*DATA SHOWN*.
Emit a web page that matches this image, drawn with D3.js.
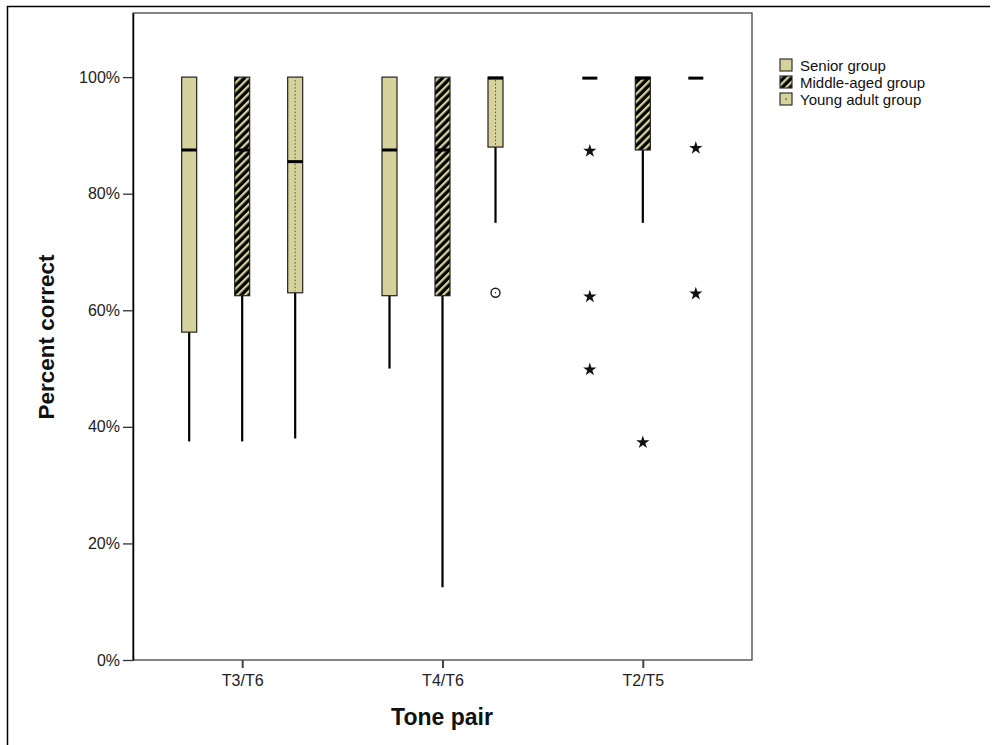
<!DOCTYPE html>
<html><head><meta charset="utf-8">
<script src="https://cdn.jsdelivr.net/npm/d3@7"></script>
<style>body{margin:0;background:#fff;font-family:Arial,"Liberation Sans",sans-serif}</style>
</head><body><svg id="c" width="995" height="745"></svg>
<script>
const categories = ["T3/T6", "T4/T6", "T2/T5"];
const groups = ["Senior group", "Middle-aged group", "Young adult group"];
// per group, values per category (fractions)
const whiskerLow = [[0.375, 0.50, 1.0], [0.375, 0.125, 0.75], [0.38, 0.75, 1.0]];
const q1 =         [[0.5625, 0.625, 1.0], [0.625, 0.625, 0.875], [0.63, 0.88, 1.0]];
const median =     [[0.875, 0.875, 1.0], [0.875, 0.875, 1.0], [0.855, 1.0, 1.0]];
const q3 =         [[1.0, 1.0, 1.0], [1.0, 1.0, 1.0], [1.0, 1.0, 1.0]];
const whiskerHigh =[[1.0, 1.0, 1.0], [1.0, 1.0, 1.0], [1.0, 1.0, 1.0]];
const outlierCat =   ["T4/T6", "T2/T5", "T2/T5", "T2/T5", "T2/T5", "T2/T5", "T2/T5"];
const outlierGroup = [2, 0, 0, 0, 1, 2, 2];
const outlierValue = [0.63, 0.875, 0.625, 0.50, 0.375, 0.88, 0.63];
const outlierType =  ["circle", "star", "star", "star", "star", "star", "star"];
const yTicks = [0, 0.2, 0.4, 0.6, 0.8, 1.0];

const svg = d3.select("#c");
const tan = "#d6d29b";
const FONT = "Arial, 'Liberation Sans', sans-serif";
const defs = svg.append("defs");
const hatch = defs.append("pattern").attr("id", "hatch").attr("patternUnits", "userSpaceOnUse")
  .attr("width", 5.6).attr("height", 10).attr("patternTransform", "rotate(45)");
hatch.append("rect").attr("width", 5.6).attr("height", 10).attr("fill", "#000");
hatch.append("rect").attr("width", 2.3).attr("height", 10).attr("fill", tan);

// outer frame (partial)
svg.append("line").attr("x1", 7).attr("x2", 990).attr("y1", 6.5).attr("y2", 6.5).attr("stroke", "#000").attr("stroke-width", 1.5);
svg.append("line").attr("x1", 7.5).attr("x2", 7.5).attr("y1", 6).attr("y2", 745).attr("stroke", "#000").attr("stroke-width", 1.5);

const L = 133, R = 752, T = 13, B = 660;
const y = d3.scaleLinear().domain([0, 1.11]).range([B, T]);
const x = d3.scalePoint().domain(categories).range([L, R]).padding(0.545);
const xg = d3.scalePoint().domain(groups).range([-53, 53]);
const bw = 15;

// plot frame
svg.append("rect").attr("x", L).attr("y", T).attr("width", R - L).attr("height", B - T)
  .attr("fill", "none").attr("stroke", "#444").attr("stroke-width", 1.3);

// axes
const yAxis = svg.append("g").attr("transform", `translate(${L},0)`)
  .call(d3.axisLeft(y).tickValues(yTicks).tickFormat(d3.format(".0%")).tickSizeInner(10).tickSizeOuter(0).tickPadding(3));
yAxis.select(".domain").attr("stroke", "#000").attr("stroke-width", 1.5);
yAxis.selectAll(".tick line").attr("stroke", "#333").attr("stroke-width", 1.3);
yAxis.selectAll("text").attr("font-size", 16).attr("fill", "#222").attr("font-family", FONT);

const xAxis = svg.append("g").attr("transform", `translate(0,${B})`)
  .call(d3.axisBottom(x).tickSizeInner(8).tickSizeOuter(0).tickPadding(7));
xAxis.select(".domain").remove();
xAxis.selectAll(".tick line").attr("stroke", "#444").attr("stroke-width", 2);
xAxis.selectAll("text").attr("font-size", 16).attr("fill", "#222").attr("font-family", FONT);

svg.append("text").attr("x", 442).attr("y", 725).attr("text-anchor", "middle").attr("font-family", FONT)
  .attr("font-size", 23).attr("font-weight", "bold").attr("fill", "#111").text("Tone pair");
svg.append("text").attr("transform", "translate(54,337) rotate(-90)").attr("text-anchor", "middle").attr("font-family", FONT)
  .attr("font-size", 22.5).attr("font-weight", "bold").attr("fill", "#111").text("Percent correct");

// boxes
groups.forEach((g, gi) => {
  categories.forEach((c, ci) => {
    const cx = x(c) + xg(g);
    const gEl = svg.append("g");
    if (whiskerLow[gi][ci] < q1[gi][ci]) {
      gEl.append("line").attr("x1", cx).attr("x2", cx).attr("y1", y(whiskerLow[gi][ci])).attr("y2", y(q1[gi][ci]))
        .attr("stroke", "#000").attr("stroke-width", 2.2);
    }
    if (whiskerHigh[gi][ci] > q3[gi][ci]) {
      gEl.append("line").attr("x1", cx).attr("x2", cx).attr("y1", y(whiskerHigh[gi][ci])).attr("y2", y(q3[gi][ci]))
        .attr("stroke", "#000").attr("stroke-width", 2.2);
    }
    const h = y(q1[gi][ci]) - y(q3[gi][ci]);
    if (h > 0.5) {
      gEl.append("rect").attr("x", cx - bw / 2).attr("y", y(q3[gi][ci])).attr("width", bw).attr("height", h)
        .attr("fill", gi === 1 ? "url(#hatch)" : tan).attr("stroke", "#222").attr("stroke-width", 1.2);
      if (gi === 2) {
        gEl.append("line").attr("x1", cx).attr("x2", cx).attr("y1", y(q3[gi][ci]) + 3).attr("y2", y(q1[gi][ci]) - 2)
          .attr("stroke", "#555").attr("stroke-width", 1).attr("stroke-dasharray", "1.5,2");
      }
    }
    const my = y(median[gi][ci]) + (median[gi][ci] >= 1 ? 1 : 0);
    gEl.append("line").attr("x1", cx - bw / 2).attr("x2", cx + bw / 2).attr("y1", my).attr("y2", my)
      .attr("stroke", "#000").attr("stroke-width", 3);
  });
});

// outliers
const star = d3.symbol().type(d3.symbolStar).size(55);
outlierValue.forEach((v, i) => {
  const cx = x(outlierCat[i]) + xg(groups[outlierGroup[i]]);
  const cy = y(v);
  if (outlierType[i] === "star") {
    svg.append("path").attr("d", star()).attr("transform", `translate(${cx},${cy + 1})`).attr("fill", "#111");
  } else {
    svg.append("circle").attr("cx", cx).attr("cy", cy).attr("r", 4.5).attr("fill", "none").attr("stroke", "#222").attr("stroke-width", 1.4);
    svg.append("circle").attr("cx", cx).attr("cy", cy).attr("r", 0.7).attr("fill", "#222");
  }
});

// legend
const leg = svg.append("g").attr("transform", "translate(780,59)");
groups.forEach((g, gi) => {
  const row = leg.append("g").attr("transform", `translate(0,${gi * 17})`);
  row.append("rect").attr("x", 0).attr("y", 0).attr("width", 12).attr("height", 12)
    .attr("fill", gi === 1 ? "url(#hatch)" : tan).attr("stroke", "#333").attr("stroke-width", 1.2);
  if (gi === 2) row.append("rect").attr("x", 5.4).attr("y", 5.4).attr("width", 1.4).attr("height", 1.4).attr("fill", "#444");
  row.append("text").attr("x", 20).attr("y", 11.5).attr("font-size", 15).attr("font-family", FONT).attr("fill", "#111").text(g);
});
</script></body></html>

*STATED TASK*. Quote the material exactly. Pictures stay out.

*TASK ANSWER*.
Emit a web page that matches this image, drawn with D3.js.
<!DOCTYPE html>
<html><head><meta charset="utf-8">
<script src="https://cdn.jsdelivr.net/npm/d3@7"></script>
<style>body{margin:0;background:#fff;font-family:Arial,"Liberation Sans",sans-serif}</style>
</head><body><svg id="c" width="995" height="745"></svg>
<script>
const categories = ["T3/T6", "T4/T6", "T2/T5"];
const groups = ["Senior group", "Middle-aged group", "Young adult group"];
// per group, values per category (fractions)
const whiskerLow = [[0.375, 0.50, 1.0], [0.375, 0.125, 0.75], [0.38, 0.75, 1.0]];
const q1 =         [[0.5625, 0.625, 1.0], [0.625, 0.625, 0.875], [0.63, 0.88, 1.0]];
const median =     [[0.875, 0.875, 1.0], [0.875, 0.875, 1.0], [0.855, 1.0, 1.0]];
const q3 =         [[1.0, 1.0, 1.0], [1.0, 1.0, 1.0], [1.0, 1.0, 1.0]];
const whiskerHigh =[[1.0, 1.0, 1.0], [1.0, 1.0, 1.0], [1.0, 1.0, 1.0]];
const outlierCat =   ["T4/T6", "T2/T5", "T2/T5", "T2/T5", "T2/T5", "T2/T5", "T2/T5"];
const outlierGroup = [2, 0, 0, 0, 1, 2, 2];
const outlierValue = [0.63, 0.875, 0.625, 0.50, 0.375, 0.88, 0.63];
const outlierType =  ["circle", "star", "star", "star", "star", "star", "star"];
const yTicks = [0, 0.2, 0.4, 0.6, 0.8, 1.0];

const svg = d3.select("#c");
const tan = "#d6d29b";
const FONT = "Arial, 'Liberation Sans', sans-serif";
const defs = svg.append("defs");
const hatch = defs.append("pattern").attr("id", "hatch").attr("patternUnits", "userSpaceOnUse")
  .attr("width", 5.6).attr("height", 10).attr("patternTransform", "rotate(45)");
hatch.append("rect").attr("width", 5.6).attr("height", 10).attr("fill", "#000");
hatch.append("rect").attr("width", 2.3).attr("height", 10).attr("fill", tan);

// outer frame (partial)
svg.append("line").attr("x1", 7).attr("x2", 990).attr("y1", 6.5).attr("y2", 6.5).attr("stroke", "#000").attr("stroke-width", 1.5);
svg.append("line").attr("x1", 7.5).attr("x2", 7.5).attr("y1", 6).attr("y2", 745).attr("stroke", "#000").attr("stroke-width", 1.5);

const L = 133, R = 752, T = 13, B = 660;
const y = d3.scaleLinear().domain([0, 1.11]).range([B, T]);
const x = d3.scalePoint().domain(categories).range([L, R]).padding(0.545);
const xg = d3.scalePoint().domain(groups).range([-53, 53]);
const bw = 15;

// plot frame
svg.append("rect").attr("x", L).attr("y", T).attr("width", R - L).attr("height", B - T)
  .attr("fill", "none").attr("stroke", "#444").attr("stroke-width", 1.3);

// axes
const yAxis = svg.append("g").attr("transform", `translate(${L},0)`)
  .call(d3.axisLeft(y).tickValues(yTicks).tickFormat(d3.format(".0%")).tickSizeInner(10).tickSizeOuter(0).tickPadding(3));
yAxis.select(".domain").attr("stroke", "#000").attr("stroke-width", 1.5);
yAxis.selectAll(".tick line").attr("stroke", "#333").attr("stroke-width", 1.3);
yAxis.selectAll("text").attr("font-size", 16).attr("fill", "#222").attr("font-family", FONT);

const xAxis = svg.append("g").attr("transform", `translate(0,${B})`)
  .call(d3.axisBottom(x).tickSizeInner(8).tickSizeOuter(0).tickPadding(7));
xAxis.select(".domain").remove();
xAxis.selectAll(".tick line").attr("stroke", "#444").attr("stroke-width", 2);
xAxis.selectAll("text").attr("font-size", 16).attr("fill", "#222").attr("font-family", FONT);

svg.append("text").attr("x", 442).attr("y", 725).attr("text-anchor", "middle").attr("font-family", FONT)
  .attr("font-size", 23).attr("font-weight", "bold").attr("fill", "#111").text("Tone pair");
svg.append("text").attr("transform", "translate(54,337) rotate(-90)").attr("text-anchor", "middle").attr("font-family", FONT)
  .attr("font-size", 22.5).attr("font-weight", "bold").attr("fill", "#111").text("Percent correct");

// boxes
groups.forEach((g, gi) => {
  categories.forEach((c, ci) => {
    const cx = x(c) + xg(g);
    const gEl = svg.append("g");
    if (whiskerLow[gi][ci] < q1[gi][ci]) {
      gEl.append("line").attr("x1", cx).attr("x2", cx).attr("y1", y(whiskerLow[gi][ci])).attr("y2", y(q1[gi][ci]))
        .attr("stroke", "#000").attr("stroke-width", 2.2);
    }
    if (whiskerHigh[gi][ci] > q3[gi][ci]) {
      gEl.append("line").attr("x1", cx).attr("x2", cx).attr("y1", y(whiskerHigh[gi][ci])).attr("y2", y(q3[gi][ci]))
        .attr("stroke", "#000").attr("stroke-width", 2.2);
    }
    const h = y(q1[gi][ci]) - y(q3[gi][ci]);
    if (h > 0.5) {
      gEl.append("rect").attr("x", cx - bw / 2).attr("y", y(q3[gi][ci])).attr("width", bw).attr("height", h)
        .attr("fill", gi === 1 ? "url(#hatch)" : tan).attr("stroke", "#222").attr("stroke-width", 1.2);
      if (gi === 2) {
        gEl.append("line").attr("x1", cx).attr("x2", cx).attr("y1", y(q3[gi][ci]) + 3).attr("y2", y(q1[gi][ci]) - 2)
          .attr("stroke", "#555").attr("stroke-width", 1).attr("stroke-dasharray", "1.5,2");
      }
    }
    const my = y(median[gi][ci]) + (median[gi][ci] >= 1 ? 1 : 0);
    gEl.append("line").attr("x1", cx - bw / 2).attr("x2", cx + bw / 2).attr("y1", my).attr("y2", my)
      .attr("stroke", "#000").attr("stroke-width", 3);
  });
});

// outliers
const star = d3.symbol().type(d3.symbolStar).size(55);
outlierValue.forEach((v, i) => {
  const cx = x(outlierCat[i]) + xg(groups[outlierGroup[i]]);
  const cy = y(v);
  if (outlierType[i] === "star") {
    svg.append("path").attr("d", star()).attr("transform", `translate(${cx},${cy + 1})`).attr("fill", "#111");
  } else {
    svg.append("circle").attr("cx", cx).attr("cy", cy).attr("r", 4.5).attr("fill", "none").attr("stroke", "#222").attr("stroke-width", 1.4);
    svg.append("circle").attr("cx", cx).attr("cy", cy).attr("r", 0.7).attr("fill", "#222");
  }
});

// legend
const leg = svg.append("g").attr("transform", "translate(780,59)");
groups.forEach((g, gi) => {
  const row = leg.append("g").attr("transform", `translate(0,${gi * 17})`);
  row.append("rect").attr("x", 0).attr("y", 0).attr("width", 12).attr("height", 12)
    .attr("fill", gi === 1 ? "url(#hatch)" : tan).attr("stroke", "#333").attr("stroke-width", 1.2);
  if (gi === 2) row.append("rect").attr("x", 5.4).attr("y", 5.4).attr("width", 1.4).attr("height", 1.4).attr("fill", "#444");
  row.append("text").attr("x", 20).attr("y", 11.5).attr("font-size", 15).attr("font-family", FONT).attr("fill", "#111").text(g);
});
</script></body></html>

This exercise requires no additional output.